That looks pretty cool! Welcome to the fun of substantial Go code. :-)
One of my first projects in Go was to build a Scrabble suggestion algorithm. It also needed a dictionary that allows for arbitrary wildcard searches (both with fixed positions and partially-constrained positions for blanks that come next to other words). Ultimately I rejected a Trie as a data structure for it and went with a Mealy Machine instead, which was a really fun bit of computer science to implement. It's really fast and the dictionary is very small (the 1.3MB "Words with Friends" dictionary becomes 530KB, and it loads almost instantly because its in-memory format is almost identical to its on-disk format).
I've been wanting to open-source the mealy machine implementation anyway, since it's pretty general. It just works on slices of bytes. In fact, I just uploaded it to Google Code Hosting, so you can take a gander and play around to your heart's content:
The "mealy" package has the super basic mealy machine in it. It supports serialization. The "compiledict" program uses a mealy machine to convert a (sorted) text file into a mealy machine and save it to a file. The "scrabble" project actually uses the mealy machine to do scrabble-type searches, and is a really good example of how you can set up your own arbitrarily crazy constraints to do searches using the mealy machine.
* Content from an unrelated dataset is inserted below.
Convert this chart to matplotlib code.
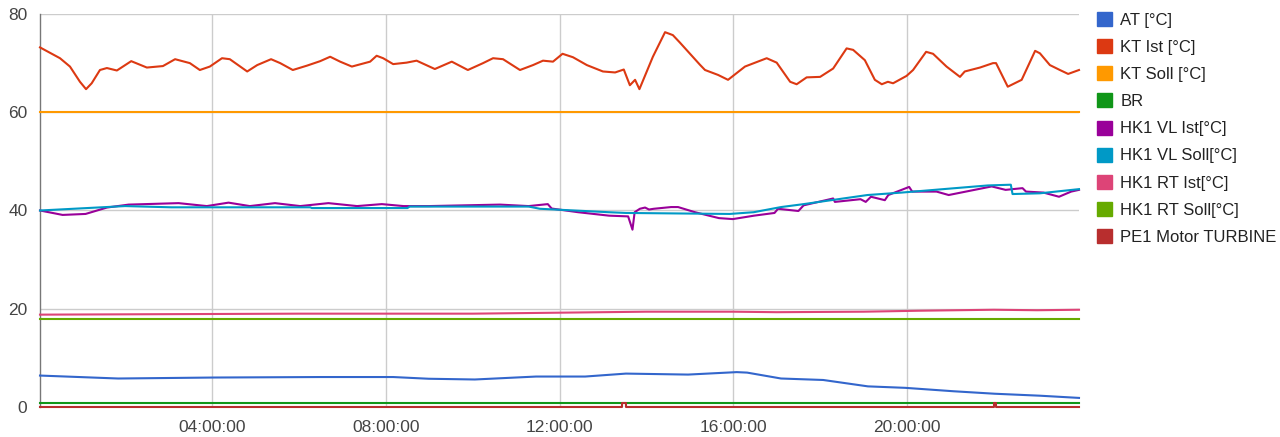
import matplotlib
matplotlib.use("Agg")
import matplotlib.pyplot as plt
from matplotlib.patches import Patch
from matplotlib.ticker import FixedLocator, FuncFormatter

plt.rcParams['font.family'] = ['Liberation Sans', 'DejaVu Sans']

# ---------------- data (time in hours of day) ----------------
labels = ["AT [°C]", "KT Ist [°C]", "KT Soll [°C]", "BR", "HK1 VL Ist[°C]",
          "HK1 VL Soll[°C]", "HK1 RT Ist[°C]", "HK1 RT Soll[°C]", "PE1 Motor TURBINE"]
colors = ["#3366cc", "#dc3912", "#ff9900", "#109618", "#990099",
          "#0099c6", "#dd4477", "#66aa00", "#b82e2e"]

at_t = [0.04, 1.84, 4.05, 6.51, 8.17, 8.99, 10.05, 11.46, 12.59, 13.53, 14.96,
        16.08, 16.32, 17.10, 18.07, 19.10, 19.96, 21.08, 22.02, 23.06, 23.96]
at_v = [6.4, 5.8, 6.0, 6.1, 6.1, 5.75, 5.6, 6.2, 6.2, 6.8, 6.6,
        7.1, 7.0, 5.8, 5.5, 4.2, 3.9, 3.2, 2.7, 2.3, 1.85]

kt_ist_t = [0.04, 0.50, 0.73, 0.96, 1.10, 1.23, 1.42, 1.58, 1.81, 2.14, 2.50, 2.87,
            3.15, 3.49, 3.72, 3.95, 4.23, 4.41, 4.81, 5.04, 5.36, 5.57, 5.86, 6.19,
            6.49, 6.72, 6.95, 7.22, 7.64, 7.79, 7.94, 8.17, 8.48, 8.71, 9.13, 9.52,
            9.89, 10.24, 10.47, 10.70, 11.09, 11.39, 11.62, 11.85, 12.07, 12.31,
            12.63, 13.00, 13.28, 13.48, 13.62, 13.74, 13.84, 14.15, 14.43, 14.61,
            14.77, 15.23, 15.35, 15.65, 15.88, 16.27, 16.77, 17.00, 17.31, 17.46,
            17.69, 18.00, 18.30, 18.61, 18.76, 19.03, 19.26, 19.42, 19.56, 19.68,
            19.99, 20.14, 20.44, 20.60, 20.91, 21.22, 21.33, 21.68, 21.98, 22.05,
            22.32, 22.64, 22.95, 23.06, 23.29, 23.52, 23.71, 23.96]
kt_ist_v = [73.2, 71.0, 69.3, 66.2, 64.7, 65.9, 68.6, 69.0, 68.5, 70.4, 69.1, 69.4,
            70.8, 70.0, 68.6, 69.3, 71.0, 70.8, 68.3, 69.6, 70.8, 70.0, 68.6, 69.5,
            70.4, 71.3, 70.3, 69.3, 70.3, 71.5, 71.0, 69.8, 70.1, 70.5, 68.8, 70.3,
            68.6, 70.0, 71.0, 70.8, 68.6, 69.6, 70.5, 70.3, 71.9, 71.2,
            69.6, 68.3, 68.1, 68.7, 65.5, 66.6, 64.7, 71.3, 76.3, 75.7,
            74.2, 69.7, 68.6, 67.6, 66.6, 69.3, 71.0, 70.1, 66.2, 65.7,
            67.1, 67.2, 68.9, 73.0, 72.7, 70.6, 66.6, 65.7, 66.2, 65.9,
            67.4, 68.6, 72.3, 71.9, 69.3, 67.2, 68.3, 69.1, 70.0, 70.0,
            65.2, 66.6, 72.5, 72.0, 69.6, 68.6, 67.8, 68.6]

kt_soll_t = [0.04, 23.96]
kt_soll_v = [60.0, 60.0]

br_t = [0.04, 23.96]
br_v = [0.8, 0.8]

vl_ist_t = [0.04, 0.56, 1.09, 1.58, 2.08, 3.23, 3.88, 4.38, 4.87, 5.45, 6.03, 6.68,
            7.34, 7.91, 8.41, 8.99, 10.63, 11.29, 11.73, 11.82, 12.43, 13.14, 13.58,
            13.68, 13.73, 13.85, 13.97, 14.06, 14.17, 14.57, 14.73, 15.12, 15.67,
            15.99, 16.48, 16.95, 17.03, 17.50, 17.62, 18.30, 18.34, 18.93, 19.05,
            19.17, 19.49, 19.57, 20.05, 20.12, 20.68, 20.96, 21.95, 22.27, 22.66,
            22.74, 23.14, 23.50, 23.78, 23.96]
vl_ist_v = [40.0, 39.1, 39.3, 40.6, 41.2, 41.5, 40.9, 41.6, 40.9, 41.5, 40.9, 41.5,
            40.9, 41.3, 40.9, 40.9, 41.2, 40.9, 41.3, 40.4, 39.65, 38.95, 38.8,
            36.1, 39.65, 40.35, 40.6, 40.2, 40.35, 40.7, 40.7, 39.65, 38.45,
            38.25, 38.95, 39.5, 40.35, 39.9, 41.05, 42.45, 41.75, 42.3, 41.75,
            42.8, 42.1, 43.15, 44.8, 43.85, 43.85, 43.15, 44.9, 44.2, 44.55,
            43.85, 43.65, 42.8, 43.85, 44.2]

vl_soll_t = [0.04, 2.0, 3.06, 6.26, 6.30, 8.5, 8.55, 11.29, 11.55, 13.14, 13.53,
             15.92, 16.47, 17.10, 17.58, 19.09, 19.88, 21.86, 22.39, 22.43, 23.06, 23.96]
vl_soll_v = [40.0, 40.9, 40.65, 40.65, 40.5, 40.5, 40.8, 40.8, 40.35, 39.65, 39.5,
             39.3, 39.65, 40.7, 41.25, 43.15, 43.65, 45.1, 45.25, 43.35, 43.5, 44.35]

rt_ist_t = [0.04, 3.0, 6.0, 10.0, 12.0, 14.0, 16.0, 17.0, 19.0, 20.3, 22.0, 23.0, 23.96]
rt_ist_v = [18.8, 18.9, 19.0, 19.0, 19.2, 19.4, 19.4, 19.3, 19.4, 19.6, 19.8, 19.7, 19.8]

rt_soll_t = [0.04, 23.96]
rt_soll_v = [18.0, 18.0]

pe1_t = [0.04, 13.45, 13.45, 13.53, 13.53, 22.00, 22.00, 22.04, 22.04, 23.96]
pe1_v = [0, 0, 0.8, 0.8, 0, 0, 0.8, 0.8, 0, 0]

x_ticks = [4, 8, 12, 16, 20]
y_ticks = [0, 20, 40, 60, 80]

series = [(at_t, at_v), (kt_ist_t, kt_ist_v), (kt_soll_t, kt_soll_v), (br_t, br_v),
          (vl_ist_t, vl_ist_v), (vl_soll_t, vl_soll_v), (rt_ist_t, rt_ist_v),
          (rt_soll_t, rt_soll_v), (pe1_t, pe1_v)]

# ---------------- figure ----------------
fig = plt.figure(figsize=(12.8, 4.37), dpi=100)
ax = fig.add_axes([40 / 1280, 1 - 407 / 437, (1079 - 40) / 1280, (407 - 14) / 437])

for (t, v), c in zip(series, colors):
    ax.plot(t, v, color=c, lw=1.5, solid_joinstyle='round', zorder=3, clip_on=False)

ax.set_xlim(0.04, 23.96)
ax.set_ylim(0, 80)
ax.xaxis.set_major_locator(FixedLocator(x_ticks))
ax.xaxis.set_major_formatter(FuncFormatter(lambda x, p: f"{int(round(x)):02d}:00:00"))
ax.yaxis.set_major_locator(FixedLocator(y_ticks))
ax.grid(True, color="#cccccc", lw=1.0, zorder=0)
for s in ["top", "right", "bottom"]:
    ax.spines[s].set_visible(False)
ax.spines["left"].set_color("#777777")
ax.spines["left"].set_linewidth(1.0)
ax.tick_params(axis="both", length=0, labelsize=12.5, labelcolor="#444444")
ax.tick_params(axis="x", pad=9)
ax.tick_params(axis="y", pad=9)

handles = [Patch(facecolor=c, edgecolor=c) for c in colors]
fig.legend(handles, labels, loc="upper left", bbox_to_anchor=(1097 / 1280, 1 - 12 / 437),
           frameon=False, fontsize=12, handlelength=0.9, handleheight=0.9,
           handletextpad=0.5, labelspacing=0.69, borderpad=0, borderaxespad=0,
           labelcolor="#222222")

fig.savefig("out.png", dpi=100)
One thing that I regret, because I was a real Go novice at the time (and probably still am, truth be told), is that I did a lot of the work by passing channels out of functions to use as iterators. If you choose to not exhaust these iterators completely (e.g., by breaking out early from a "for ... range" loop), then a channel leaks. I haven't had a lot of motivation to change that because the program is intended to run really fast and just exit, but it *is* a deficiency in the way that the library is designed. I'll probably fix that later on.